Binaural Audio Immersive Sound for Headphones
Delivering a convincing spatial experience over standard headphones relies heavily on binaural audio techniques. Binaural rendering aims to replicate how our own ears and head shape influence incoming sound waves before they reach our eardrums. This involves simulating crucial auditory cues like ‘Interaural Time Differences’ (ITD – the slight delay between sound reaching each ear) and ‘Interaural Level Differences’ (ILD – the difference in loudness at each ear), along with the complex filtering effects caused by the physical structure of our head and outer ears (pinnae). This simulation is achieved using ‘Head-Related Transfer Functions’ (HRTFs), which are complex filters modeling how sound interacts with our unique head shape, torso, and outer ears. HRTFs can be generic, based on average measurements, or increasingly, personalized for individual listeners. Technologies like Sony 360 Reality Audio emphasize personalization by analyzing the listener’s ear shape via smartphone apps to optimize the binaural rendering. Adding head tracking further enhances realism by dynamically adjusting the binaural rendering based on head movements, making the virtual sound sources feel fixed in space, as explained by Audio University. This headphone-based approach, detailed further in guides like the one from Transom, makes immersive audio highly accessible to a wide audience, leveraging the ubiquity of headphones.
Implementation Challenges and the Listener Experience
For spatial audio to become ubiquitous, standardization and seamless implementation are key. Standards like MPEG-H 3D Audio are important because they aim to provide a flexible framework for distribution, capable of accommodating channel-based, object-based, and scene-based formats within a single stream, ensuring broader interoperability. On the device side, operating systems are integrating spatial audio more deeply. For example, Android documentation details how version 13 introduced a standardized audio pipeline for spatialization and head tracking. This approach decouples processing from decoding and provides unified APIs for developers, aiming to reduce latency (critical for believable head tracking) and provide a more consistent experience across different Android devices. However, the actual listening experience depends heavily on the quality of the original mix and the playback system. As noted in reviews like The Verge review of Apple Music’s spatial audio launch, results can be inconsistent (‘hit or miss’). This inconsistency might manifest as certain instruments sounding unnaturally distant or losing their punch compared to the stereo mix, vocals feeling disconnected from the music, or distracting spatial effects that detract from the artistic intent. Achieving consistently great spatial audio requires both technological sophistication and artistic skill in mixing for these new formats. Major immersive technologies competing in this space include Dolby Atmos, DTS:X, and Auro-3D, each offering pathways to create these 3D soundscapes.
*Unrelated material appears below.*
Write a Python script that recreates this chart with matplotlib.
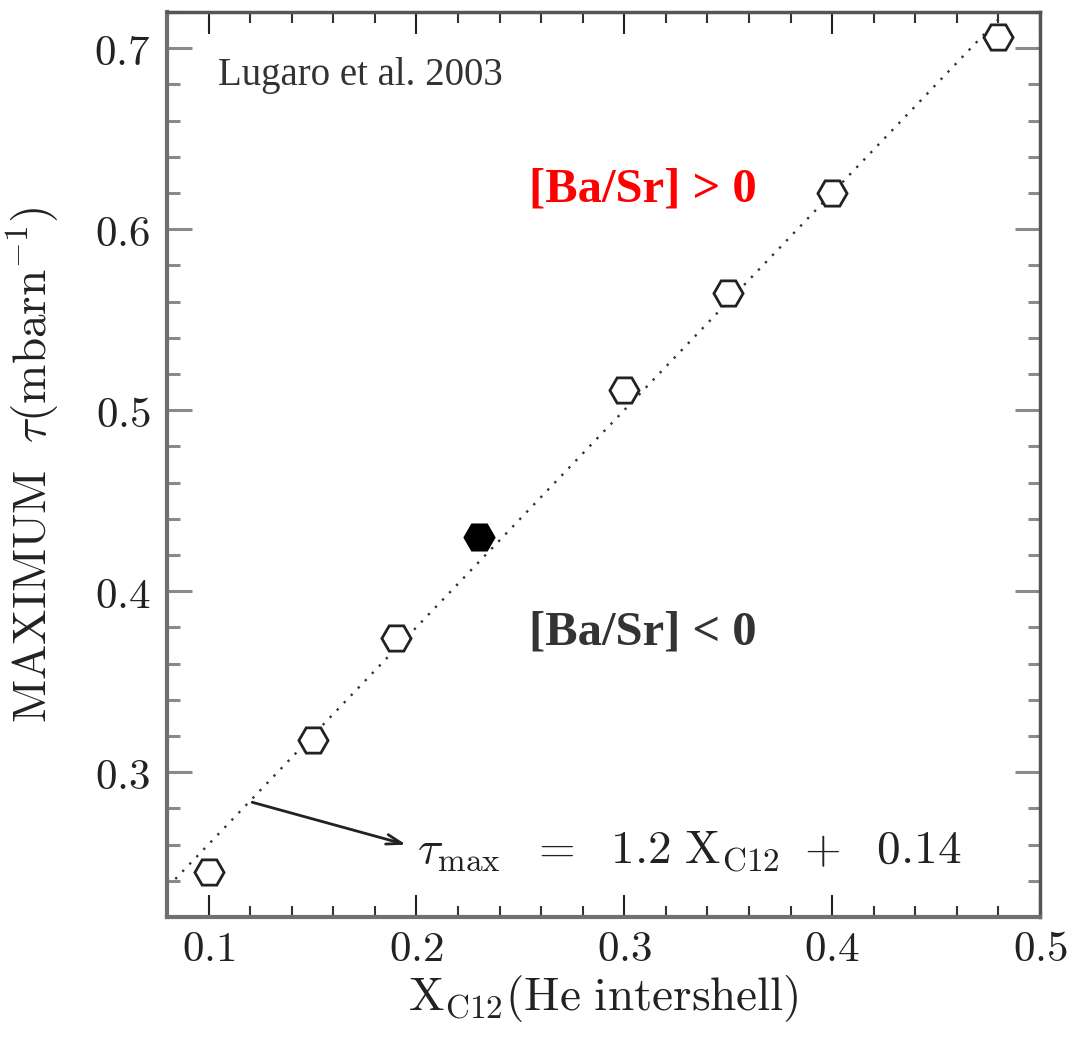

The Expanding World of Spatial Audio Applications and Future Horizons
While music and movies are major drivers, the applications for spatial audio extend much further. Gaming has embraced it wholeheartedly, with consoles like the PS5 offering dedicated 3D audio engines (like Sony’s Tempest 3D AudioTech) to enhance immersion and provide crucial positional cues for gameplay. Virtual and augmented reality experiences rely heavily on spatial audio for creating a sense of presence and realism. As highlighted in the Trusted Reviews explainer, a diverse ecosystem exists including formats like DTS:X and proprietary technologies from companies like Yamaha, Sennheiser (AMBEO), and Creative (Super X-Fi). Furthermore, spatial audio is finding its way into immersive training simulations, virtual collaboration tools, and even artistic installations and experimental music performances continuing the legacy explored by early electronic music pioneers. The future points towards even higher spatial resolution, more accurate personalization (potentially incorporating individual hearing characteristics and even hearing loss compensation), and perhaps truly interactive ‘6 degrees of freedom’ (6DoF) audio. 6DoF would allow listeners not just to rotate their heads but to physically move around within the virtual sound field, having the audio perspective update accordingly. The development of open standards like IAMF (Immersive Audio Model and Format), spearheaded by organizations like the Alliance for Open Media, could also foster wider adoption and innovation, potentially mitigating some platform inconsistencies seen previously. This ongoing evolution reflects a deep-seated historical desire to accurately capture and reproduce the spatial qualities of sound, a quest that began long before electronics.
Crafting Sonic Realities The Unfolding Narrative of Spatial Sound
The evolution from mono to spatial audio is more than just adding channels or dimensions; it’s about fundamentally changing our relationship with recorded sound. It’s a journey from passive listening towards active immersion, striving to dissolve the boundary between the listener and the sonic event. While challenges remain in consistency, delivery standards, and perfecting the art of spatial mixing, the trajectory is clear. We are moving towards a future where sound reproduction can more accurately mirror the complexity and richness of our natural auditory world. For creators, it opens up a vast new canvas for expression, demanding new skills but offering unparalleled creative potential. For listeners, it promises experiences that are more engaging, emotionally resonant, and ultimately, more real. The story of spatial audio is still being written, chapter by chapter, innovation by innovation, constantly pushing the boundaries of sonic possibility and bringing us closer to truly believable auditory experiences.